- **TASK**:
Drop the pictures, then extract the listing word for word.
* * *
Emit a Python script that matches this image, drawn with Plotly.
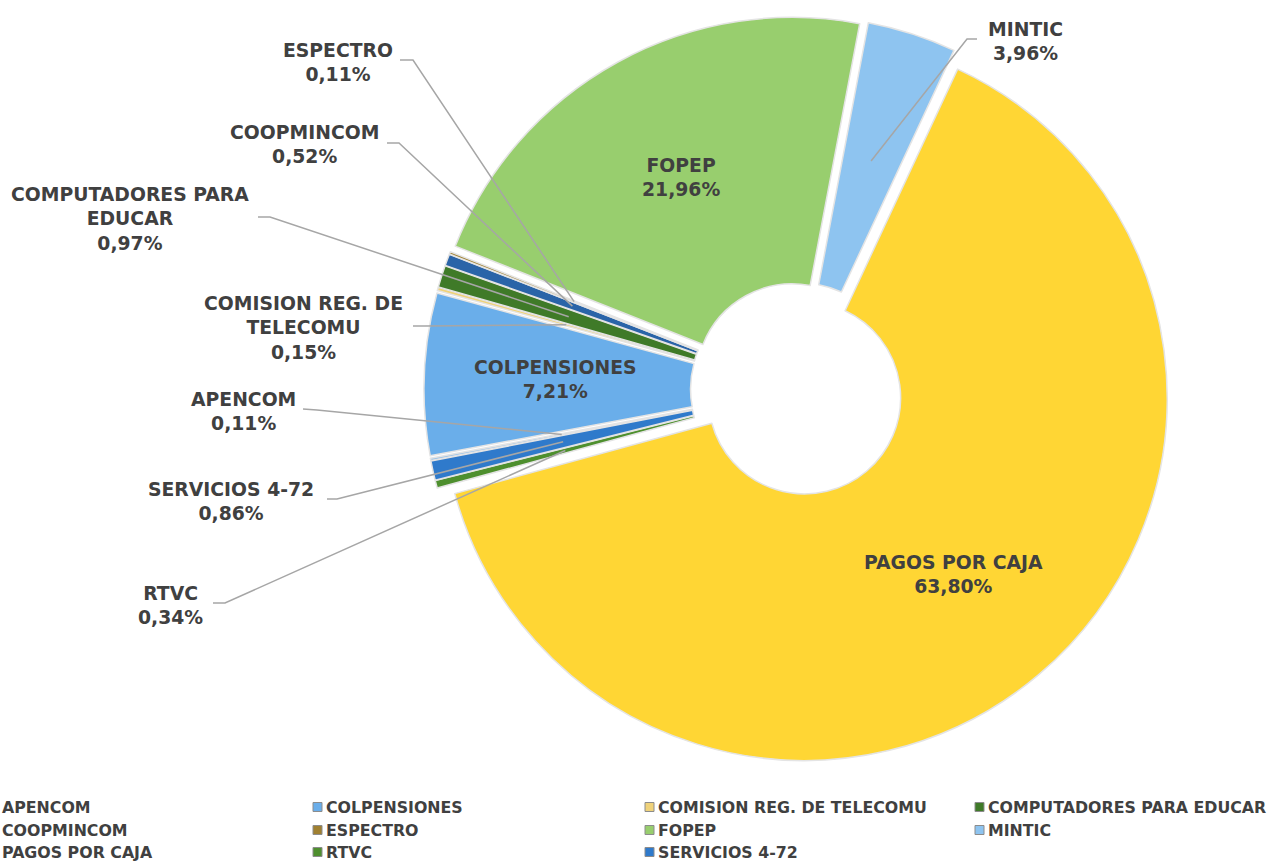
import math
import plotly.graph_objects as go

# ---------------- data ----------------
labels = ["APENCOM", "COLPENSIONES", "COMISION REG. DE TELECOMU", "COMPUTADORES PARA EDUCAR",
          "COOPMINCOM", "ESPECTRO", "FOPEP", "MINTIC", "PAGOS POR CAJA", "RTVC", "SERVICIOS 4-72"]
percent = [0.11, 7.21, 0.15, 0.97, 0.52, 0.11, 21.96, 3.96, 63.80, 0.34, 0.86]
colors = ["#9DC3E6", "#6AAEEA", "#EFD27A", "#3F7A28", "#2A64A8", "#A08030",
          "#98CE6E", "#8EC4F0", "#FFD634", "#4E8F2E", "#2F7ACB"]

# how the data labels are broken into lines in the reference
label_text = {
    "COMISION REG. DE TELECOMU": "COMISION REG. DE<br>TELECOMU",
    "COMPUTADORES PARA EDUCAR": "COMPUTADORES PARA<br>EDUCAR",
}
inside_labels = ["COLPENSIONES", "FOPEP", "PAGOS POR CAJA"]

# ---------------- layout constants (pixels) ----------------
W, H = 1273, 864
PULL = 0.03
HOLE = 0.265
ROTATION = 259
BOX = (424, 16, 1171, 763)  # x0, y0, x1, y1 of the pie domain
TEXT_COLOR = "#404040"
FONT = "DejaVu Sans"

# outside label placement: text centre, leader start, stub end
outside_pos = {
    "ESPECTRO": ((338, 62), (400, 60), (413, 60)),
    "COOPMINCOM": ((304, 144.5), (387, 143), (399, 143)),
    "COMPUTADORES PARA EDUCAR": ((130, 219), (258, 217), (270, 217)),
    "COMISION REG. DE TELECOMU": ((303, 327.5), (413, 326), (425, 326)),
    "APENCOM": ((243, 411.5), (303, 409), (317, 410)),
    "SERVICIOS 4-72": ((231, 501), (327, 499), (337, 499)),
    "RTVC": ((170, 605.5), (213, 603), (225, 603)),
    "MINTIC": ((1025, 41.5), (977, 39), (967, 39)),
}

legend_cols_x = [-11, 313, 645, 975]
legend_rows_y = [807, 830, 852]


def px2paper(x, y):
    return x / W, 1 - y / H


cx = (BOX[0] + BOX[2]) / 2
cy = (BOX[1] + BOX[3]) / 2
R = min(BOX[2] - BOX[0], BOX[3] - BOX[1]) / (2 * (1 + PULL))

total = sum(percent)
mids = []
acc = 0.0
for v in percent:
    mids.append(ROTATION + (acc + v / 2) / total * 360.0)
    acc += v


def polar(angle_deg, r):
    a = math.radians(angle_deg)
    return cx + r * math.sin(a), cy - r * math.cos(a)


def fmt(v):
    return f"{v:.2f}".replace(".", ",") + "%"


fig = go.Figure()
fig.add_trace(go.Pie(
    labels=labels,
    values=percent,
    sort=False,
    direction="clockwise",
    rotation=ROTATION,
    hole=HOLE,
    pull=[PULL] * len(labels),
    marker=dict(colors=colors, line=dict(color="#E4E4E4", width=1.5)),
    textinfo="none",
    hoverinfo="label+percent",
    showlegend=False,
    domain=dict(x=[BOX[0] / W, BOX[2] / W], y=[1 - BOX[3] / H, 1 - BOX[1] / H]),
))

annotations = []
shapes = []
label_font = dict(family=FONT, size=18.8, color=TEXT_COLOR, weight="bold")

for lab, v, mid in zip(labels, percent, mids):
    txt = label_text.get(lab, lab) + "<br>" + fmt(v)
    if lab in inside_labels:
        x, y = polar(mid, 0.667 * R)
        px, py = px2paper(x, y)
        annotations.append(dict(x=px, y=py, xref="paper", yref="paper", text=txt,
                                showarrow=False, font=label_font, align="center",
                                xanchor="center", yanchor="middle"))
    else:
        (tx, ty), (sx, sy), (kx, ky) = outside_pos[lab]
        ex, ey = polar(mid, 0.662 * R)
        px, py = px2paper(tx, ty)
        annotations.append(dict(x=px, y=py, xref="paper", yref="paper", text=txt,
                                showarrow=False, font=label_font, align="center",
                                xanchor="center", yanchor="middle"))
        pts = [px2paper(sx, sy), px2paper(kx, ky), px2paper(ex, ey)]
        path = "M {:.5f} {:.5f} L {:.5f} {:.5f} L {:.5f} {:.5f}".format(
            pts[0][0], pts[0][1], pts[1][0], pts[1][1], pts[2][0], pts[2][1])
        shapes.append(dict(type="path", xref="paper", yref="paper", path=path,
                           line=dict(color="#A6A6A6", width=1.5)))

# legend (4 columns, row-major like the reference)
legend_font = dict(family=FONT, size=15.8, color=TEXT_COLOR, weight="bold")
for i, (lab, col) in enumerate(zip(labels, colors)):
    r, c = divmod(i, 4)
    ix, iy = legend_cols_x[c], legend_rows_y[r]
    x0, y0 = px2paper(ix, iy - 4.5)
    x1, y1 = px2paper(ix + 9, iy + 4.5)
    shapes.append(dict(type="rect", xref="paper", yref="paper", x0=x0, x1=x1, y0=y1, y1=y0,
                       fillcolor=col, line=dict(color="#8C8C8C", width=1)))
    tx, ty = px2paper(ix + 11, iy)
    annotations.append(dict(x=tx, y=ty, xref="paper", yref="paper", text=lab,
                            showarrow=False, font=legend_font, xanchor="left", yanchor="middle"))

fig.update_layout(
    width=W, height=H,
    margin=dict(l=0, r=0, t=0, b=0),
    paper_bgcolor="white",
    plot_bgcolor="white",
    annotations=annotations,
    shapes=shapes,
)

fig.write_html("out.html",
               config={"displayModeBar": False},
               post_script="document.body.style.margin='0';document.body.style.overflow='hidden';")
* * *
- **EXERCISE ANSWER**:
Emit a Python script that matches this image, drawn with Plotly.
import math
import plotly.graph_objects as go

# ---------------- data ----------------
labels = ["APENCOM", "COLPENSIONES", "COMISION REG. DE TELECOMU", "COMPUTADORES PARA EDUCAR",
          "COOPMINCOM", "ESPECTRO", "FOPEP", "MINTIC", "PAGOS POR CAJA", "RTVC", "SERVICIOS 4-72"]
percent = [0.11, 7.21, 0.15, 0.97, 0.52, 0.11, 21.96, 3.96, 63.80, 0.34, 0.86]
colors = ["#9DC3E6", "#6AAEEA", "#EFD27A", "#3F7A28", "#2A64A8", "#A08030",
          "#98CE6E", "#8EC4F0", "#FFD634", "#4E8F2E", "#2F7ACB"]

# how the data labels are broken into lines in the reference
label_text = {
    "COMISION REG. DE TELECOMU": "COMISION REG. DE<br>TELECOMU",
    "COMPUTADORES PARA EDUCAR": "COMPUTADORES PARA<br>EDUCAR",
}
inside_labels = ["COLPENSIONES", "FOPEP", "PAGOS POR CAJA"]

# ---------------- layout constants (pixels) ----------------
W, H = 1273, 864
PULL = 0.03
HOLE = 0.265
ROTATION = 259
BOX = (424, 16, 1171, 763)  # x0, y0, x1, y1 of the pie domain
TEXT_COLOR = "#404040"
FONT = "DejaVu Sans"

# outside label placement: text centre, leader start, stub end
outside_pos = {
    "ESPECTRO": ((338, 62), (400, 60), (413, 60)),
    "COOPMINCOM": ((304, 144.5), (387, 143), (399, 143)),
    "COMPUTADORES PARA EDUCAR": ((130, 219), (258, 217), (270, 217)),
    "COMISION REG. DE TELECOMU": ((303, 327.5), (413, 326), (425, 326)),
    "APENCOM": ((243, 411.5), (303, 409), (317, 410)),
    "SERVICIOS 4-72": ((231, 501), (327, 499), (337, 499)),
    "RTVC": ((170, 605.5), (213, 603), (225, 603)),
    "MINTIC": ((1025, 41.5), (977, 39), (967, 39)),
}

legend_cols_x = [-11, 313, 645, 975]
legend_rows_y = [807, 830, 852]


def px2paper(x, y):
    return x / W, 1 - y / H


cx = (BOX[0] + BOX[2]) / 2
cy = (BOX[1] + BOX[3]) / 2
R = min(BOX[2] - BOX[0], BOX[3] - BOX[1]) / (2 * (1 + PULL))

total = sum(percent)
mids = []
acc = 0.0
for v in percent:
    mids.append(ROTATION + (acc + v / 2) / total * 360.0)
    acc += v


def polar(angle_deg, r):
    a = math.radians(angle_deg)
    return cx + r * math.sin(a), cy - r * math.cos(a)


def fmt(v):
    return f"{v:.2f}".replace(".", ",") + "%"


fig = go.Figure()
fig.add_trace(go.Pie(
    labels=labels,
    values=percent,
    sort=False,
    direction="clockwise",
    rotation=ROTATION,
    hole=HOLE,
    pull=[PULL] * len(labels),
    marker=dict(colors=colors, line=dict(color="#E4E4E4", width=1.5)),
    textinfo="none",
    hoverinfo="label+percent",
    showlegend=False,
    domain=dict(x=[BOX[0] / W, BOX[2] / W], y=[1 - BOX[3] / H, 1 - BOX[1] / H]),
))

annotations = []
shapes = []
label_font = dict(family=FONT, size=18.8, color=TEXT_COLOR, weight="bold")

for lab, v, mid in zip(labels, percent, mids):
    txt = label_text.get(lab, lab) + "<br>" + fmt(v)
    if lab in inside_labels:
        x, y = polar(mid, 0.667 * R)
        px, py = px2paper(x, y)
        annotations.append(dict(x=px, y=py, xref="paper", yref="paper", text=txt,
                                showarrow=False, font=label_font, align="center",
                                xanchor="center", yanchor="middle"))
    else:
        (tx, ty), (sx, sy), (kx, ky) = outside_pos[lab]
        ex, ey = polar(mid, 0.662 * R)
        px, py = px2paper(tx, ty)
        annotations.append(dict(x=px, y=py, xref="paper", yref="paper", text=txt,
                                showarrow=False, font=label_font, align="center",
                                xanchor="center", yanchor="middle"))
        pts = [px2paper(sx, sy), px2paper(kx, ky), px2paper(ex, ey)]
        path = "M {:.5f} {:.5f} L {:.5f} {:.5f} L {:.5f} {:.5f}".format(
            pts[0][0], pts[0][1], pts[1][0], pts[1][1], pts[2][0], pts[2][1])
        shapes.append(dict(type="path", xref="paper", yref="paper", path=path,
                           line=dict(color="#A6A6A6", width=1.5)))

# legend (4 columns, row-major like the reference)
legend_font = dict(family=FONT, size=15.8, color=TEXT_COLOR, weight="bold")
for i, (lab, col) in enumerate(zip(labels, colors)):
    r, c = divmod(i, 4)
    ix, iy = legend_cols_x[c], legend_rows_y[r]
    x0, y0 = px2paper(ix, iy - 4.5)
    x1, y1 = px2paper(ix + 9, iy + 4.5)
    shapes.append(dict(type="rect", xref="paper", yref="paper", x0=x0, x1=x1, y0=y1, y1=y0,
                       fillcolor=col, line=dict(color="#8C8C8C", width=1)))
    tx, ty = px2paper(ix + 11, iy)
    annotations.append(dict(x=tx, y=ty, xref="paper", yref="paper", text=lab,
                            showarrow=False, font=legend_font, xanchor="left", yanchor="middle"))

fig.update_layout(
    width=W, height=H,
    margin=dict(l=0, r=0, t=0, b=0),
    paper_bgcolor="white",
    plot_bgcolor="white",
    annotations=annotations,
    shapes=shapes,
)

fig.write_html("out.html",
               config={"displayModeBar": False},
               post_script="document.body.style.margin='0';document.body.style.overflow='hidden';")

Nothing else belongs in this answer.